L’observance au cœur des débats

L’observance – et les moyens de l’optimiser – a fait l’objet de colloques cet été et d’un récent rapport de l’IGAS. Avec un point de convergence : le système de santé français qui privilégie le curatif est peu adéquat au développement de l’ « adhésion » ou de l’ « alliance » thérapeutiques. 

L'observance au cœur des débats.
Dans 70 % des cas, le patient n’a pas compris soit son traitement, soit sa pathologie, preuve que le temps de l’écoute, de l’explication et de la compréhension n’existe pas. Monkey Business – Fotolia

L’observance était le thème d’un « atelier de prospective » de la 5e université d’été de la performance en santé, organisée à la fin de l’été à Tours par l’Agence Nationale d’Appui à la performance des établissements de santé (ANAP).

Citant une étude réalisée par IMS Health sur le sujet, le directeur général d’Observia, société de conseil expert et de solutions technique en matière d’observance, Geoffroy Vergez, a indiqué que l’observance est inférieure à 50 % dans la plupart des maladies chroniques. L’oubli n’étant en cause que dans 30 % des cas, dans 70 % des cas, la non-observance serait donc « volontaire » ou résulterait d’une « non-compréhension du patient ». La peur des effets secondaires et l’impression qu’un médicament est inutile – surtout dans les maladies non symptomatiques – peuvent expliquer l’abandon du traitement, comme la dépression ou le déni de la maladie, mais aussi l’incapacité cognitive à suivre un traitement.

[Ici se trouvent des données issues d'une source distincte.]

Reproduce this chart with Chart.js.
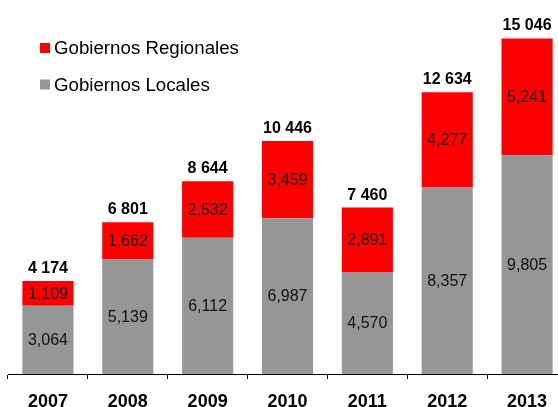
<!DOCTYPE html>
<html>
<head>
<meta charset="utf-8">
<script src="https://cdn.jsdelivr.net/npm/chart.js@4/dist/chart.umd.min.js"></script>
<style>
  html, body { margin: 0; padding: 0; overflow: hidden; background: #fff; }
  #wrap { position: relative; width: 575px; height: 407px; }
</style>
</head>
<body>
<div id="wrap"><canvas id="bar-chartcanvas"></canvas></div>
<script>
// chart values
var years = ["2007", "2008", "2009", "2010", "2011", "2012", "2013"];
var locales = [3064, 5139, 6112, 6987, 4570, 8357, 9805];
var regionales = [1109, 1662, 2532, 3459, 2891, 4277, 5241];
var totals = [4174, 6801, 8644, 10446, 7460, 12634, 15046];

var FONT = "'Liberation Sans', Arial, sans-serif";

//labels inside the segments and totals on top
var labelPlugin = {
    id: "barLabels",
    afterDatasetsDraw: function(chart) {
        var ctx = chart.ctx;
        ctx.save();
        ctx.textAlign = "center";
        ctx.fillStyle = "#111";
        ctx.font = "16px " + FONT;
        ctx.textBaseline = "middle";
        chart.data.datasets.forEach(function(ds, i) {
            var meta = chart.getDatasetMeta(i);
            meta.data.forEach(function(bar, j) {
                var y = (bar.y + bar.base) / 2 + 1;
                ctx.fillText(ds.data[j].toLocaleString("en-US"), bar.x, y);
            });
        });
        var top = chart.getDatasetMeta(chart.data.datasets.length - 1);
        ctx.font = "bold 16px " + FONT;
        ctx.textBaseline = "alphabetic";
        ctx.fillStyle = "#000";
        top.data.forEach(function(bar, j) {
            var txt = totals[j].toLocaleString("en-US").replace(",", " ");
            ctx.fillText(txt, bar.x, bar.y - 8);
        });
        ctx.restore();
    }
};

//legend drawn top-left, red first
var legendPlugin = {
    id: "sideLegend",
    afterDraw: function(chart) {
        var ctx = chart.ctx;
        ctx.save();
        ctx.font = "18.7px " + FONT;
        ctx.textBaseline = "alphabetic";
        var rows = chart.data.datasets.slice().reverse();
        rows.forEach(function(ds, k) {
            var y = 43 + k * 36.5;
            ctx.fillStyle = ds.backgroundColor;
            ctx.fillRect(40, y, 10, 10);
            ctx.fillStyle = "#000";
            ctx.fillText(ds.label, 54, y + 11);
        });
        ctx.restore();
    }
};

var ctx = document.getElementById("bar-chartcanvas");

var chart = new Chart(ctx, {
    type: "bar",
    data: {
        labels: years,
        datasets: [
            {
                label: "Gobiernos Locales",
                data: locales,
                backgroundColor: "#969696",
                categoryPercentage: 1,
                barPercentage: 0.64
            },
            {
                label: "Gobiernos Regionales",
                data: regionales,
                backgroundColor: "#ff0000",
                categoryPercentage: 1,
                barPercentage: 0.64
            }
        ]
    },
    options: {
        responsive: true,
        maintainAspectRatio: false,
        animation: false,
        layout: { padding: { left: 8, right: 8, top: 6, bottom: 0 } },
        plugins: {
            legend: { display: false },
            tooltip: { enabled: false }
        },
        scales: {
            x: {
                stacked: true,
                afterFit: function(scale) { scale.height = 33; },
                border: { display: true, color: "#000", width: 1 },
                grid: {
                    display: true,
                    offset: true,
                    drawOnChartArea: false,
                    tickLength: 5,
                    color: "#000"
                },
                ticks: {
                    color: "#000",
                    padding: 12,
                    font: { family: FONT, size: 18, weight: "bold" }
                }
            },
            y: {
                stacked: true,
                display: false,
                min: 0,
                max: 16500
            }
        }
    },
    plugins: [labelPlugin, legendPlugin]
});
</script>
</body>
</html>
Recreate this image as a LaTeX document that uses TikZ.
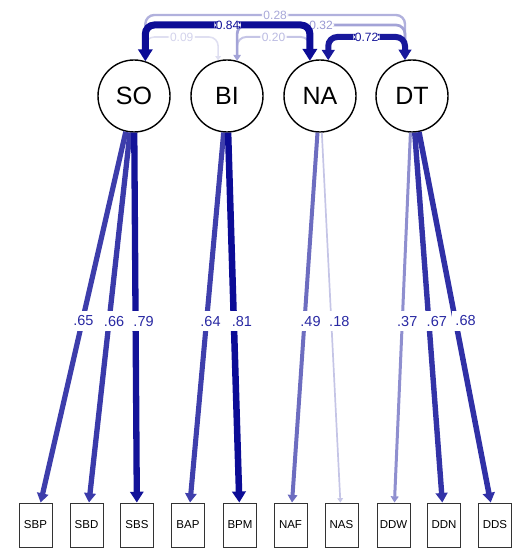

Pour Geoffroy Vergez, ces abandons de traitement s’expliquent par le fait qu’en consultation « le temps de l’écoute, de l’explication et de la compréhension n’existe pas ». Et pourtant, « dans 70 % des cas, le patient n’a pas compris soit son traitement, soit sa pathologie ». Normal, puisque notre système de soins est « organisé pour traiter les patients à l’acte et non pour un suivi au long cours ». Or, les besoins de soins concernent de plus en plus des pathologies chroniques. « On a l’arsenal thérapeutique, mais il faut maintenant que les patients comprennent le “bénéfices/risques” des traitements et des parcours de soins », estime Geoffroy Vergez.

Et bien entendu, l’observance n’a pas trait qu’aux médicaments, mais s’étend aux règles hygiéno-diététiques et c’est pourquoi l’éducation thérapeutique « est extrêmement importante », selon le Pr Christine Sylvain, hépatologue, chef de service au CHU de Poitiers. Elle explique qu’une étude américaine sur les effets d’un dispositif électronique de suivi de l’observance a montré l’importance de « revoir le patient, discuter avec lui » pour mettre en évidence des éléments expliquant qu’il ait arrêté son traitement.

Pour elle, cette « consultation d’observance » serait un « espace de liberté » et de dialogue permettant au patient, par étapes, « d’assimiler tous les éléments de sa prise en charge » et devrait inclure, outre le médecin et son patient, les équipes soignantes et les associations de patients. Lesquelles ont d’ailleurs recommandé lors d’un colloque organisé fin juin par le Collectif Interassociatif Sur la Santé (CISS) de préférer au terme d’observance, qui suggère l’obéissance, celui d’ « adhésion thérapeutique ».

L’Inspection Générale des Affaires Sociales (IGAS), dans un rapport sur l’observance remis cet été à Marisol Touraine, préconise quant à elle de parler plutôt d’ « alliance » entre médecin et patient, dans une volonté de rechercher « le traitement le plus acceptable par l’un et par l’autre, en s’appuyant sur une double expertise, celle du médecin utilisant les données actuelles de la science et celle du patient qui vit les troubles dont il est affecté ». Pour développer cette alliance, l’IGAS recommande de promouvoir l’ETP qui doit être considérée « comme une composante de l’acte de soin » et à ce titre « faire l’objet d’un financement sur le risque, aussi bien à l’hôpital qu’en ambulatoire, au fur et à mesure que seront démontrés les gains d’efficience qu’elle permet, rendant possible son inscription à la nomenclature des actes ». Enfin, l’IGAS se prononce contre le remboursement des soins conditionné à l’observance thérapeutique. Si elle admet qu’il peut paraître « juste de réduite en tout ou partie l’effort de solidarité » pour un patient non observant, elle souligne que la mesure de l’observance est « difficile et souvent imprécise » et que les seuils d’observance « ne reposent pas toujours sur une argumentation scientifique incontestable ». En outre, l’IGAS souligne « le paradoxe de compliquer l’accès aux soins du patient en créant une barrière financière » et estime que la modulation du remboursement « assimilée à une sanction » pourrait être « perçue comme une injustice » alors même que les dispositifs d’amélioration de la qualité des soins reposent sur une incitation financière pour les professionnels de santé.